The binomial coefficient \($ \binom{n}{k} $\) is written as:

$$ \binom{n}{k} $$

This represents the number of ways to choose \($ k $\) items from \($ n $\) items without regard to the order of selection.


## Binomial Random Variables

Can only have 2 outcomes.
But the probability of the outcomes does not have to be equal.

A random variable X is a **binomial random variable** if:
- Each trial is independent
- Each trial can be labelled a success or failure
- There are a fixed number of trials
- The probability of success on for each trial is constant

A classic example of a binomial random variable is one that models the outcome of flipping a coin.

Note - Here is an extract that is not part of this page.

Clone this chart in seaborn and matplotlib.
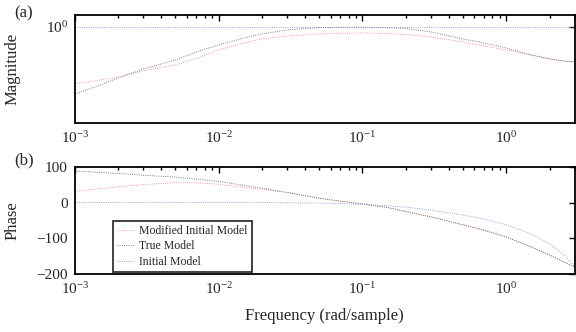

Mean: $ \mu_x = E(X) = np $

Variance: $ \sigma_X^2 = np(1 - p) $

Standard deviation: $ \sqrt{\sigma_X^2} = \sigma_X = \sqrt{np(1 - p)}$ 

---

## Binomial Probability

The binomial probability formula is given by:

$ P(X = k) = \binom{n}{k} p^k (1-p)^{n-k} $ 

where:
- \($ n $\) is the number of trials
- \($ k $\) is the number of successful trials
- \($ p $\) is the probability of success on a single trial
- $ \binom{n}{k} $ is the binomial coefficient, calculated as \($\frac{n!}{k!(n-k)!} $ \)


---

## Poisson Process

A **Poisson process** has the following characteristics:
- Each experiment counts the number of times an event occurs over some other measurement (time, distance, area, etc.)
- For each interval of the measurement (seconds, inches, square feet, etc.) the mean is the same
- The number of events in each interval is independent of the other intervals
- The intervals do not overlap
- The probability of the event occurring is proportional to the interval of measurement

The probability of observing ($ k $) events in a Poisson process with an average rate of ($ \lambda $) events per interval is given by:

$$ P(X = k) = \frac{{\lambda^k e^{-\lambda}}}{{k!}} $$

where:
- \($ P(X = k) $\) is the probability of observing \($ k $\) events,
- \($ \lambda $\) is the average rate of events,
- \($ k $\) is the number of events,
- \($ e $\) is the base of the natural logarithm (approximately equal to 2.71828),
- \($ k! $\) is the factorial of \($ k $\).


The Poisson distribution can be used to approximate the binomial distribution when the number, $ n $, of binomial trials is at least 20 and when the probabibility of success, $ p $, is at most 0.05.

The probability of k successes in n attempts given by the Poisson formula is:

$$ P(X = k) = \frac{{(np)^k e^{-np}}}{{k!}} $$

---

## Bernoulli Random Variables

A **Bernoulli random variable** is a binomial random variable where there is exactly 1 trial and success is defined as 1 and failure is defined as 0. Where $ p $ is the probability of success.

Mean: $ \mu = (1 - p)(0) + p(1) = p$ 

Variance: $ \sigma^2 = (1 - p)(0 - \mu)^2 + p(1 - \mu)^2 = p(1 -p) $

Standard deviation: $\sqrt{\sigma^2} = \sigma = \sqrt{p(1 - p)} $

---